I, for the sake of you knowing my viewpoint, fall somewhere in between that. I struggle daily with my bipolar and PTSD on an internal level, and it’s been a defining force of my entire life path. It’s destroyed more than one relationship, and caused me to seek out abusive and toxic ones. It’s landed me in prison. It’s made it extremely hard for me to maintain employment, and has cost me many promotions because of latent bias (and no, I’m not being paranoid. I have direct evidence). The list goes on. But in my daily interactions, at least at times I’m not in crisis, people generally just think I’m a little bit eccentric or “off”. It certainly colors their reactions toward me, but they might not even guess at first blush that I’m neurodivergent because I’m good at masking. Plus, I have the advantage of not being one of those people that comes off as creepy. At least it doesn’t seem like it, usually, based on how I’m treated (I mean, I’m not creepy, right? Tell me if I am). So my neurodivergence doesn’t isolate me completely in that way (though it will cause me to self-isolate at times).

So, what I’m saying is, someone with minor depression can’t know what it’s like for people like me, or people like Phoenix. And I can’t know what it’s like for someone with schizoaffective disorder, or Down Syndrome, etc. But I can probably identify with what other neurodivergent people go through better than most neurotypical people can, and I will endeavor to listen and be accepting—to be a “safe space” for other neurodivergent people to express their feelings and experiences. I will never say neurodivergent people are “doing it for attention”, that they’re “using their neurodivergence as a weapon/shield” or any of those other horrible, marginalizing things neurotypical (or self-hating neurodivergent) people say.
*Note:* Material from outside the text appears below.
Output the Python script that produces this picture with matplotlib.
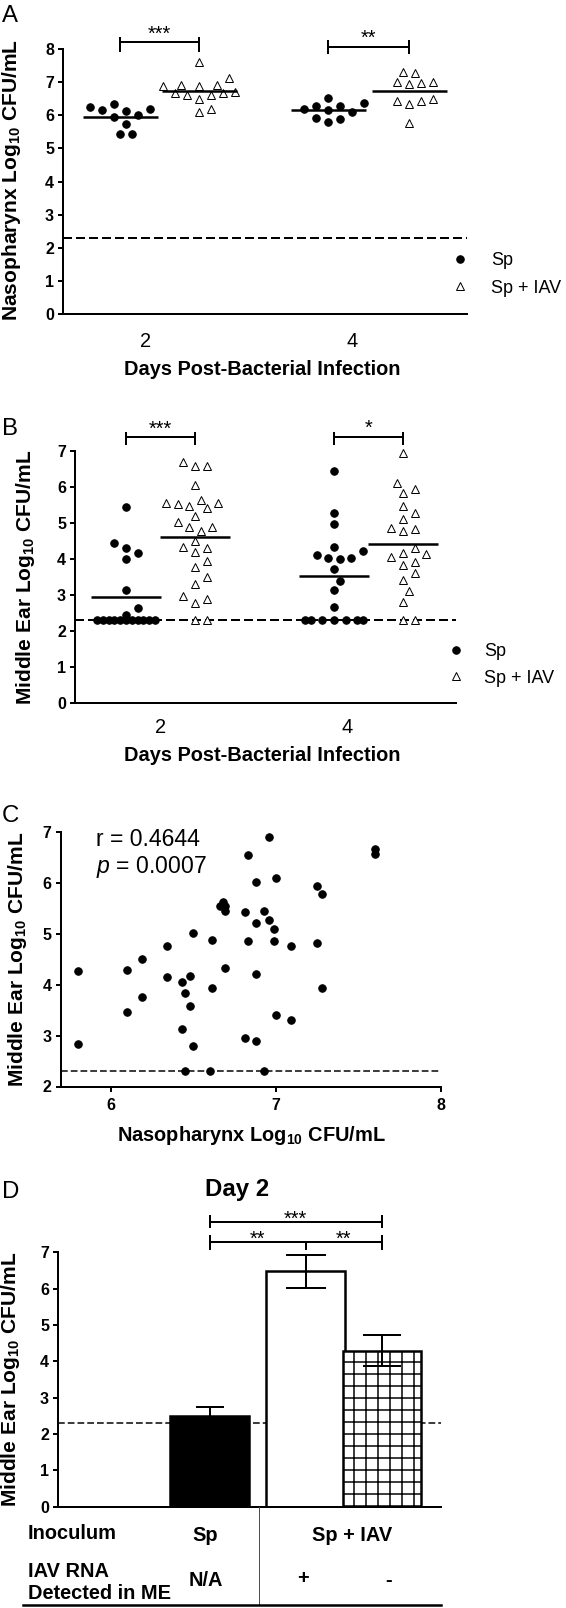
import numpy as np
import matplotlib
matplotlib.use("Agg")
import matplotlib.pyplot as plt
from matplotlib.lines import Line2D

plt.rcParams.update({
    "font.family": ["Liberation Sans", "DejaVu Sans"],
    "mathtext.fontset": "custom",
    "mathtext.rm": "Liberation Sans",
    "mathtext.it": "Liberation Sans:italic",
    "mathtext.bf": "Liberation Sans:bold",
    "mathtext.default": "regular",
    "hatch.linewidth": 1.5,
    "axes.linewidth": 2,
})

# ---- data (log10 CFU/mL) ----
LOD = 2.3

a_sp_d2 = [6.16, 6.25, 6.34, 6.12, 6.20, 6.00, 5.95, 5.73, 5.42, 5.42]
a_iav_d2 = [7.61, 7.11, 6.92, 6.87, 6.92, 6.87, 6.69, 6.66, 6.62, 6.62, 6.68, 6.48, 6.19, 6.11]
a_sp_d4 = [6.52, 6.37, 6.29, 6.29, 6.19, 6.16, 6.11, 5.93, 5.90, 5.80]
a_iav_d4 = [7.31, 7.27, 7.01, 7.01, 6.96, 6.94, 6.49, 6.44, 6.44, 6.34, 5.78]

b_sp_d2 = [5.44, 4.43, 4.31, 4.15, 3.98, 3.12, 2.62, 2.45,
           2.30, 2.30, 2.30, 2.30, 2.30, 2.30, 2.30, 2.30, 2.30, 2.30, 2.30]
b_iav_d2 = [6.68, 6.57, 6.57, 6.05, 5.63, 5.56, 5.54, 5.52, 5.46, 5.42, 5.19, 5.01, 4.89, 4.87,
            4.78, 4.50, 4.32, 4.31, 4.19, 3.94, 3.76, 3.48, 3.30, 2.96, 2.87, 2.78, 2.30, 2.30]
b_sp_d4 = [6.44, 5.28, 4.96, 4.33, 4.21, 4.10, 4.03, 4.01, 3.98, 3.71, 3.39, 3.12, 2.67,
           2.30, 2.30, 2.30, 2.30, 2.30, 2.30, 2.30]
b_iav_d4 = [6.93, 6.11, 5.94, 5.82, 5.47, 5.28, 5.10, 4.86, 4.82, 4.78, 4.29, 4.17, 4.13,
            4.04, 3.92, 3.83, 3.59, 3.41, 3.11, 2.81, 2.30, 2.30]

c_np = [5.80, 5.80, 6.10, 6.10, 6.19, 6.19, 6.34, 6.34, 6.43, 6.45, 6.48, 6.48, 6.43, 6.50,
        6.50, 6.61, 6.61, 6.66, 6.68, 6.69, 6.69, 6.69, 6.81, 6.83, 6.83, 6.81, 6.88, 6.88,
        6.88, 6.88, 6.96, 6.93, 6.96, 6.99, 6.99, 7.00, 7.00, 7.09, 7.09, 7.25, 7.28, 7.25,
        7.28, 7.60, 7.60, 6.45, 6.60, 6.93]
c_me = [4.28, 2.83, 4.30, 3.47, 4.51, 3.76, 4.77, 4.15, 4.06, 3.84, 4.17, 3.59, 3.13, 5.01,
        2.79, 4.88, 3.94, 5.55, 5.63, 5.55, 5.46, 4.33, 5.43, 6.55, 4.87, 2.95, 6.03, 5.21,
        4.21, 2.89, 6.91, 5.46, 5.27, 5.09, 4.87, 6.11, 3.40, 4.77, 3.30, 5.94, 5.79, 4.82,
        3.93, 6.67, 6.57, 2.30, 2.30, 2.30]
c_r = "r = 0.4644"
c_p = r"$\mathit{p}$ = 0.0007"

d_means = [2.50, 6.47, 4.29]
d_sems = [0.24, 0.46, 0.42]
d_inoculum = ["Sp", "Sp + IAV"]
d_rna = ["N/A", "+", "-"]

day_labels = ["2", "4"]
legend_labels = ["Sp", "Sp + IAV"]

# ---- layout (figure pixels) ----
W, H, DPI = 566, 1608, 72
fig = plt.figure(figsize=(W / DPI, H / DPI), dpi=DPI)


def box(x0, x1, ytop, ybot):
    return fig.add_axes([x0 / W, 1 - ybot / H, (x1 - x0) / W, (ybot - ytop) / H])


def ftext(x, y, s, **kw):
    return fig.text(x / W, 1 - y / H, s, **kw)


def style(ax, yticks):
    for s in ["top", "right"]:
        ax.spines[s].set_visible(False)
    ax.set_yticks(yticks)
    ax.tick_params(axis="y", direction="out", length=5, width=2, pad=4, labelsize=16)
    for t in ax.get_yticklabels():
        t.set_fontweight("bold")


def swarm(vals, ppu, step, diam, maxw):
    vals = np.asarray(vals, float)
    cands = [0.0]
    for k in range(1, int(maxw // step) + 1):
        cands += [k * step, -k * step]
    offs = np.zeros(len(vals))
    done = []
    for i in np.argsort(vals, kind="stable"):
        y = vals[i] * ppu
        best, bestd = 0.0, -1
        for c in cands:
            dmin = min((np.hypot(c - px, y - py) for px, py in done), default=np.inf)
            if dmin >= diam:
                best = c
                break
            if dmin > bestd:
                bestd, best = dmin, c
        offs[i] = best
        done.append((best, y))
    return offs


def dots(ax, vals, center, kind, ppu, step, diam, maxw, half):
    offs = swarm(vals, ppu, step, diam, maxw)
    if kind == "sp":
        ax.plot(center + offs, vals, "o", ms=7.5, color="k", clip_on=False, zorder=3)
    else:
        ax.plot(center + offs, vals, "^", ms=8, mfc="white", mec="k", mew=1,
                clip_on=False, zorder=3)
    ax.hlines(np.mean(vals), center - half, center + half, color="k", lw=2.5, zorder=4)


def bracket(ax, x0, x1, y, ytop, ybot, stars, ystar, mid=None):
    kw = dict(color="k", lw=2, clip_on=False, solid_capstyle="butt")
    ax.plot([x0, x1], [y, y], **kw)
    ax.plot([x0, x0], [ybot, ytop], **kw)
    ax.plot([x1, x1], [ybot, ytop], **kw)
    if mid is not None:
        ax.plot([mid, mid], [ybot, y], **kw)
    if stars:
        ax.annotate(stars, ((x0 + x1) / 2, ystar), xytext=(0, -11.5),
                    textcoords="offset points", ha="center", va="baseline",
                    fontsize=20, annotation_clip=False)


def legend(ax, xm, yc, pad, spacing):
    h = [Line2D([], [], marker="o", ls="none", ms=7.5, color="k"),
         Line2D([], [], marker="^", ls="none", ms=8, mfc="white", mec="k", mew=1)]
    ax.legend(h, legend_labels, loc="center left", frameon=False, fontsize=18,
              bbox_to_anchor=((xm - 9) / W, 1 - yc / H), bbox_transform=fig.transFigure,
              handlelength=1.0, handletextpad=pad, borderpad=0, borderaxespad=0,
              labelspacing=spacing)


dash = (0, (4.5, 2))
ylab = r"Log$_{10}$ CFU/mL"

# ---- A ----
axA = box(63, 467, 49, 314)
axA.set_xlim(63, 467)
axA.set_ylim(0, 8)
axA.set_xticks([])
style(axA, range(9))
axA.axhline(LOD, color="k", ls=dash, lw=2, zorder=1)
ppuA = 265 / 8
posA = [120, 199, 328, 409]
for vals, c, kind in zip([a_sp_d2, a_iav_d2, a_sp_d4, a_iav_d4], posA,
                         ["sp", "iav", "sp", "iav"]):
    dots(axA, vals, c, kind, ppuA, 6, 11, 40, 37.5)
bracket(axA, posA[0], posA[1], 8.20, 8.37, 7.92, "***", 8.63)
bracket(axA, posA[2], posA[3], 8.07, 8.27, 7.84, "**", 8.50)
legend(axA, 460, 274.5, 1.22, 0.57)
for x, s in zip([146, 352], day_labels):
    ftext(x, 346.7, s, ha="center", va="baseline", fontsize=20)
ftext(262, 375, "Days Post-Bacterial Infection", ha="center", va="baseline",
      fontsize=20, fontweight="bold")
ftext(12, 180, "Nasopharynx " + ylab, rotation=90, ha="center", va="center",
      fontsize=21, fontweight="bold")
ftext(2, 21.7, "A", ha="left", va="baseline", fontsize=24)

# ---- B ----
axB = box(75, 456, 450.7, 702.7)
axB.set_xlim(75, 456)
axB.set_ylim(0, 7)
axB.set_xticks([])
style(axB, range(8))
axB.axhline(LOD, color="k", ls=dash, lw=2, zorder=1)
ppuB = 252 / 7
posB = [126, 195, 334, 403]
for vals, c, kind in zip([b_sp_d2, b_iav_d2, b_sp_d4, b_iav_d4], posB,
                         ["sp", "iav", "sp", "iav"]):
    dots(axB, vals, c, kind, ppuB, 5.8, 11, 34, 35)
bracket(axB, posB[0], posB[1], 7.37, 7.53, 7.16, "***", 7.76)
bracket(axB, posB[2], posB[3], 7.37, 7.53, 7.16, "*", 7.78)
legend(axB, 455.6, 665, 1.08, 0.52)
for x, s in zip([161, 347], day_labels):
    ftext(x, 732.7, s, ha="center", va="baseline", fontsize=20)
ftext(262, 761, "Days Post-Bacterial Infection", ha="center", va="baseline",
      fontsize=20, fontweight="bold")
ftext(26, 577, "Middle Ear " + ylab, rotation=90, ha="center", va="center",
      fontsize=21, fontweight="bold")
ftext(2, 435, "B", ha="left", va="baseline", fontsize=24)

# ---- C ----
axC = box(60.6, 441, 832.3, 1086.5)
axC.set_xlim(5.695, 8.0)
axC.set_ylim(2, 7)
style(axC, range(2, 8))
axC.set_xticks([6, 7, 8])
axC.tick_params(axis="x", direction="out", length=5, width=2, pad=6, labelsize=16)
for t in axC.get_xticklabels():
    t.set_fontweight("bold")
axC.axhline(LOD, color="k", ls=dash, lw=1.5, zorder=1)
axC.plot(c_np, c_me, "o", ms=7.5, color="k", clip_on=False, zorder=3)
ftext(96, 846, c_r, ha="left", va="baseline", fontsize=23)
ftext(96, 873, c_p, ha="left", va="baseline", fontsize=23)
ftext(251, 1141, "Nasopharynx " + ylab, ha="center", va="baseline",
      fontsize=20, fontweight="bold")
ftext(18, 959, "Middle Ear " + ylab, rotation=90, ha="center", va="center",
      fontsize=21, fontweight="bold")
ftext(2, 822, "C", ha="left", va="baseline", fontsize=24)

# ---- D ----
axD = box(58, 441, 1252.2, 1506.7)
axD.set_xlim(58, 441)
axD.set_ylim(0, 7)
axD.set_xticks([])
style(axD, range(8))
axD.axhline(LOD, color="k", ls=dash, lw=1.5, zorder=1)
posD = [209.5, 305.5, 382]
widths = [79, 79, 78]
fills = ["black", "white", "white"]
hatches = [None, None, "+"]
caps = [14, 20, 19]
for x, m, e, w, fc, hc, cp in zip(posD, d_means, d_sems, widths, fills, hatches, caps):
    axD.bar(x, m, width=w, color=fc, edgecolor="k", lw=2.5, hatch=hc, zorder=2)
    axD.errorbar(x, m, yerr=e, fmt="none", ecolor="k", elinewidth=2, capsize=cp,
                 capthick=2, zorder=3, clip_on=False)
bracket(axD, posD[0], posD[2], 7.29, 7.48, 7.05, None, None, mid=posD[1])
bracket(axD, posD[0], posD[2], 7.84, 8.01, 7.67, "***", 8.08)
for xa, xb in [(posD[0], posD[1]), (posD[1], posD[2])]:
    axD.annotate("**", ((xa + xb) / 2, 7.53), xytext=(0, -11.5), textcoords="offset points",
                 ha="center", va="baseline", fontsize=20, annotation_clip=False)
ftext(237, 1195.6, "Day 2", ha="center", va="baseline", fontsize=24, fontweight="bold")
ftext(11, 1379, "Middle Ear " + ylab, rotation=90, ha="center", va="center",
      fontsize=21, fontweight="bold")
ftext(2, 1198, "D", ha="left", va="baseline", fontsize=24)

# table under panel D
tb = dict(fontsize=20, fontweight="bold")
ftext(28, 1539.3, "Inoculum", ha="left", va="baseline", **tb)
ftext(205, 1540.7, d_inoculum[0], ha="center", va="baseline", **tb)
ftext(352, 1540.7, d_inoculum[1], ha="center", va="baseline", **tb)
ftext(28, 1576.7, "IAV RNA", ha="left", va="baseline", **tb)
ftext(28, 1599.3, "Detected in ME", ha="left", va="baseline", **tb)
ftext(206, 1586, d_rna[0], ha="center", va="baseline", **tb)
ftext(302.5, 1584, d_rna[1], ha="center", va="baseline", **tb)
ftext(389, 1586, d_rna[2], ha="center", va="baseline", **tb)
fig.add_artist(Line2D([259 / W, 259 / W], [1 - 1506.7 / H, 1 - 1605 / H], color="0.3",
                      lw=1, transform=fig.transFigure))
fig.add_artist(Line2D([23 / W, 441 / W], [1 - 1605 / H, 1 - 1605 / H], color="k",
                      lw=2.5, transform=fig.transFigure))

fig.savefig("out.png", dpi=DPI, facecolor="white")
The reason we label ourselves as neurodivergent is to try to seek out people who understand what it’s like for us, and will listen and accept us for who we are. Thus, it’s very, very important to be careful of behaviors in the community that can cause us to marginalize and isolate our peers even more. We need to be there for one another. Let us remember to listen and be good allies, as well as good peers.